Altpapierkorb (Journalist:innen-Bücher, das System Klatschblatt, gute und schlechte Zahlen, Margarete Stokowski)
+++ Kerstin Kohlenberg hat für Die Zeit Michael Wolff (siehe Altpapiere), Autor des Trump-Enthüllungsbuchs "Feuer und Zorn", getroffen. Auch die Fortsetzung wird vorab von einem Skandal angeteasert.
+++ Nochmal Die Zeit, nochmal eine Buchankündigung, diesmal von der Sky-Moderatorin Jessica Libbertz, einer der wenigen Fußballmoderatorinnen überhaupt.

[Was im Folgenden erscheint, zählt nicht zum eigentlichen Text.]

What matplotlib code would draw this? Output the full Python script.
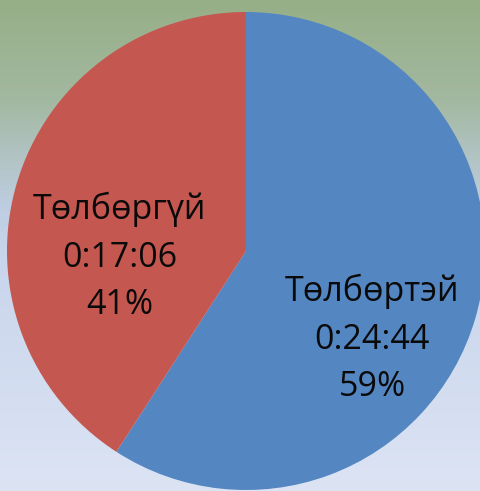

+++ Roland Hag, Chefredakteur der Neuen Post, hört auf. Wäre als Meldung wahrscheinlich eher keine Erwähnung an der Stelle wert. Das Video von Übermedien zum System Neue Post (mit absurden 25 Millionen verkauften Heften im Jahr) aber schon.
+++ "Irgendein Tag ist ja immer", schrieb Altpapier-Kollege Christian Bartels am Montag. Zum gestrigen Sehbehindertentag verweist Leidmedien auf die Tatsache, dass in dieser Woche nur fünf Prozent des deutschen TV-Programms mit Audiodeskription verfügbar waren. Einen Überblick über das Angebot gibt es hier.
+++ Auf der SZ-Medienseite spricht Perspective-Daily-Gründerin Maren Urner über den neuen heißen Scheiß im Journalismus, nämlich konstruktiven Journalismus.
+++ Gute Zahlen: Ibiza-Gate und die Europawahl haben im Mai auf den Online-Nachrichtenseiten für gute Abrufzahlen gesorgt, meldet Meedia nach Auswertung der AGOF-Zahlen.
+++ Schlechte Zahlen 1: Gruner + Jahr stellt das Elternmagazin Nido nach zehn Jahren ein, Mitte Juli soll die letzte Ausgabe erscheinen. Erst im vergangenen Jahr wurde die Neon, zumindest gedruckt, eingestellt, Nido soll auch online nicht weitergeführt werden, meldet unter anderem Spiegel Online und zitiert Verlagsleiter Frank Thomsen: "Weder Auflage noch Anzeigenumfang reichten aus, um dem Heft eine wirtschaftliche Perspektive zu geben."
+++ Schlechte Zahlen 2: Krisenstimmung gibt es aber nicht nur in der Printbranche, sondern auch bei Online-Magazinen wie Vice und Buzzfeed. "Die Medienkrise, so scheint es, hat die journalistischen Digitalunternehmen und damit die nächste Generation erreicht", schreibt Martina Kix in der Zeit-Wirtschaft. (€)
+++ Das Ibiza-Video hat auch Auswirkungen auf die Berichterstattung der Kronen-Zeitung, erfährt man in der @mediasres-Kolumne im Deutschlandfunk.
+++ Traditionell werden in den Sommerinterviews von ARD und ZDF die Parteivorsitzenden befragt, das ZDF hat trotzdem die Bundeskanzlerin angefragt und eine Absage kassiert, meldet DWDL.
+++ In der Taz kann man nachlesen, wie AfD-Pressemitteilungen durch ihre Selektion Angst schüren.
+++ Und das SZ-Magazin portraitiert in seiner Titelgeschichte die "lauteste Stimme des deutschen Feminismus", Margarete Stokowski.
Neues Altpapier gibt’s am Dienstag. Bis dahin ein schönes Wochenende!